Scientists grow sheep embryos containing human cells

A step closer to actually growing human parts inside other animals

February 19, 2018 05:00 pm | Updated November 28, 2021 08:10 am IST - LOS ANGELES:

Mr Jefferson, a cloned calf produced by the team which produced Dolly the cloned sheep.

Mr Jefferson, a cloned calf produced by the team which produced Dolly the cloned sheep.

In a breakthrough, scientists have successfully grown sheep embryos containing human cells, bringing the ability to grow human organs inside other animals closer to reality.

Growing human organs inside animals may not only increase supply, but also offer the possibility of genetically tailoring the organs to be compatible with the immune system of the patient receiving them.

“Today the best matched organs, except if they come from identical twins, don’t last very long because with time the immune system continuously is attacking them,” said Pablo Ross from the University of California, Davis in the US.

‘Important step’

Bruce Whitelaw, professor at the Roslin Institute, where Dolly the sheep was created, said that while there was a long way to go before human organs could be grown in other animals, the latest research is “an important step forward through starting to explore whether sheep offer an option for the exciting ‘chimeric’ project.” Researchers had recently been able to introduce human stem cells into early pig embryos, producing embryos for which about one in every 100,000 cells were human.

These were only allowed to develop for 28 days, The Guardian reported.

The team has now achieved a similar feat with sheep embryos, with an even higher ratio of human to animal cells.

“About one in 10,000 cells in these sheep embryos are human,” said Mr. Ross.

Chimeric embryos

The team are currently allowed to let the chimeric embryos develop for 28 days, 21 of which are in the sheep.

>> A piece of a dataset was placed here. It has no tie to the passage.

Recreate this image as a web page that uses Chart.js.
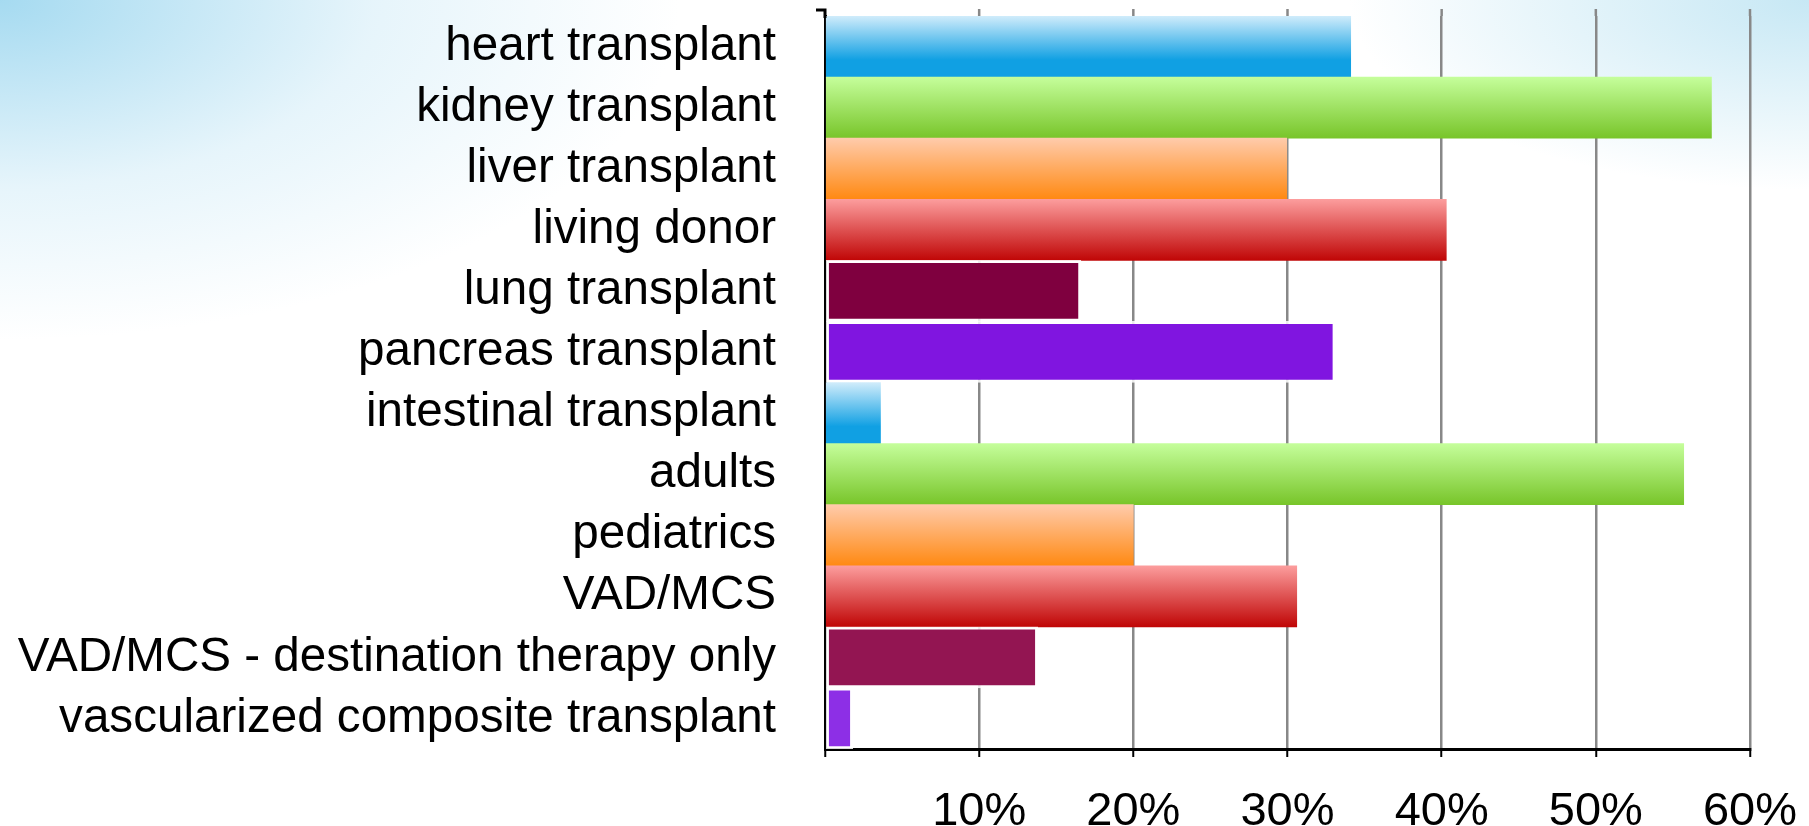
<!DOCTYPE html>
<html>
<head>
<meta charset="utf-8">
<script src="https://cdn.jsdelivr.net/npm/chart.js@4/dist/chart.umd.min.js"></script>
<style>
  html, body { margin: 0; padding: 0; overflow: hidden; }
  body {
    width: 1809px; height: 826px;
    background:
      radial-gradient(ellipse 680px 340px at 0 0, rgba(150,212,238,0.85), rgba(200,232,246,0.45) 55%, rgba(255,255,255,0) 100%),
      radial-gradient(ellipse 460px 190px at 100% 0, rgba(175,222,240,0.7), rgba(255,255,255,0) 100%),
      #ffffff;
  }
  #wrap { width: 1809px; height: 826px; position: relative; }
</style>
</head>
<body>
<div id="wrap"><canvas id="grafico"></canvas></div>
<script>
  const categorias = [
    'heart transplant', 'kidney transplant', 'liver transplant', 'living donor',
    'lung transplant', 'pancreas transplant', 'intestinal transplant', 'adults',
    'pediatrics', 'VAD/MCS', 'VAD/MCS - destination therapy only',
    'vascularized composite transplant'
  ];
  const percentuais = [34.1, 57.5, 29.95, 40.3, 16.6, 33.1, 3.6, 55.7, 20.0, 30.6, 13.8, 1.8];
  const ticksX = [0, 10, 20, 30, 40, 50, 60];

  // cores de cada barra: gradiente [topo, fundo, parada] ou cor solida
  const estilos = [
    ['#d0ecfb', '#10a0e3', 0.72], ['#c5fe9b', '#78c52a', 1], ['#ffcbab', '#ff8912', 1], ['#fc9d9d', '#c00606', 1],
    '#7f003f', '#8015e0',
    ['#d0ecfb', '#10a0e3', 0.72], ['#c5fe9b', '#78c52a', 1], ['#ffcbab', '#ff8912', 1], ['#fc9d9d', '#c00606', 1],
    '#931552', '#8d2fe6'
  ];

  function corBarra(ctx) {
    const est = estilos[ctx.dataIndex];
    if (typeof est === 'string') return est;
    const chart = ctx.chart;
    const area = chart.chartArea;
    if (!area) return est[1];
    const centro = chart.scales.y.getPixelForValue(ctx.dataIndex);
    const alt = area.height / categorias.length;
    const g = chart.ctx.createLinearGradient(0, centro - alt / 2, 0, centro + alt / 2);
    g.addColorStop(0, est[0]);
    g.addColorStop(est[2], est[1]);
    g.addColorStop(1, est[1]);
    return g;
  }

  // prolonga as linhas de grade um pouco acima da area do grafico
  const extensao = {
    id: 'extensao',
    beforeDatasetsDraw(chart) {
      const { ctx, chartArea } = chart;
      const x = chart.scales.x;
      ctx.save();
      ctx.strokeStyle = '#888888';
      ctx.lineWidth = 2.5;
      ticksX.forEach(v => {
        if (v === 0) return;
        const px = x.getPixelForValue(v);
        ctx.beginPath();
        ctx.moveTo(px, chartArea.top - 7);
        ctx.lineTo(px, chartArea.top);
        ctx.stroke();
      });
      ctx.restore();
    },
    afterDraw(chart) {
      const { ctx, chartArea } = chart;
      ctx.save();
      ctx.strokeStyle = '#000';
      ctx.lineWidth = 3;
      ctx.beginPath();
      ctx.moveTo(chartArea.left - 9, chartArea.top - 6);
      ctx.lineTo(chartArea.left, chartArea.top - 6);
      ctx.lineTo(chartArea.left, chartArea.top + 2);
      ctx.stroke();
      ctx.restore();
    }
  };

  new Chart(document.getElementById('grafico'), {
    type: 'bar',
    data: {
      labels: categorias,
      datasets: [{
        data: percentuais,
        backgroundColor: corBarra,
        borderColor: ctx => typeof estilos[ctx.dataIndex] === 'string' ? 'rgba(255,255,255,0.85)' : 'rgba(0,0,0,0)',
        borderWidth: ctx => typeof estilos[ctx.dataIndex] === 'string' ? 3 : 0,
        borderSkipped: false,
        barPercentage: 1,
        categoryPercentage: 1
      }]
    },
    options: {
      indexAxis: 'y',
      responsive: true,
      maintainAspectRatio: false,
      animation: false,
      layout: { padding: { top: 16, right: 59, left: 0, bottom: 0 } },
      plugins: {
        legend: { display: false },
        tooltip: { enabled: false }
      },
      scales: {
        x: {
          min: 0,
          max: 60,
          afterBuildTicks: axis => { axis.ticks = ticksX.map(v => ({ value: v })); },
          afterFit: axis => {
            axis.height = 77;
            axis.paddingLeft = 0;
            axis.paddingRight = 0;
          },
          grid: {
            color: '#888888',
            lineWidth: 2.5,
            tickColor: '#000',
            tickWidth: 2,
            tickLength: 8
          },
          border: { color: '#000', width: 3 },
          ticks: {
            color: '#000',
            padding: 27,
            font: { family: 'Liberation Sans', size: 47 },
            callback: v => v === 0 ? '' : v + '%'
          }
        },
        y: {
          z: 1,
          afterFit: axis => {
            axis.width = 825;
            axis.paddingTop = 0;
            axis.paddingBottom = 0;
          },
          grid: { display: false, drawTicks: false },
          border: { color: '#000', width: 3 },
          ticks: {
            color: '#000',
            padding: 49,
            autoSkip: false,
            font: { family: 'Liberation Sans', size: 47.6 }
          }
        }
      }
    },
    plugins: [extensao]
  });
</script>
</body>
</html>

While that might be sufficient to see the development of the missing organ when human cells are eventually combined with the genetically modified embryo, Hiro Nakauchi of Stanford University in the US.

The longer experiment, perhaps up to 70 days, would be more convincing, although that would require additional permission from institutional review boards.

However, for the approach to work about one per cent of the embryo’s cells would have to be human, meaning further work is needed to increase the proportion of human cells.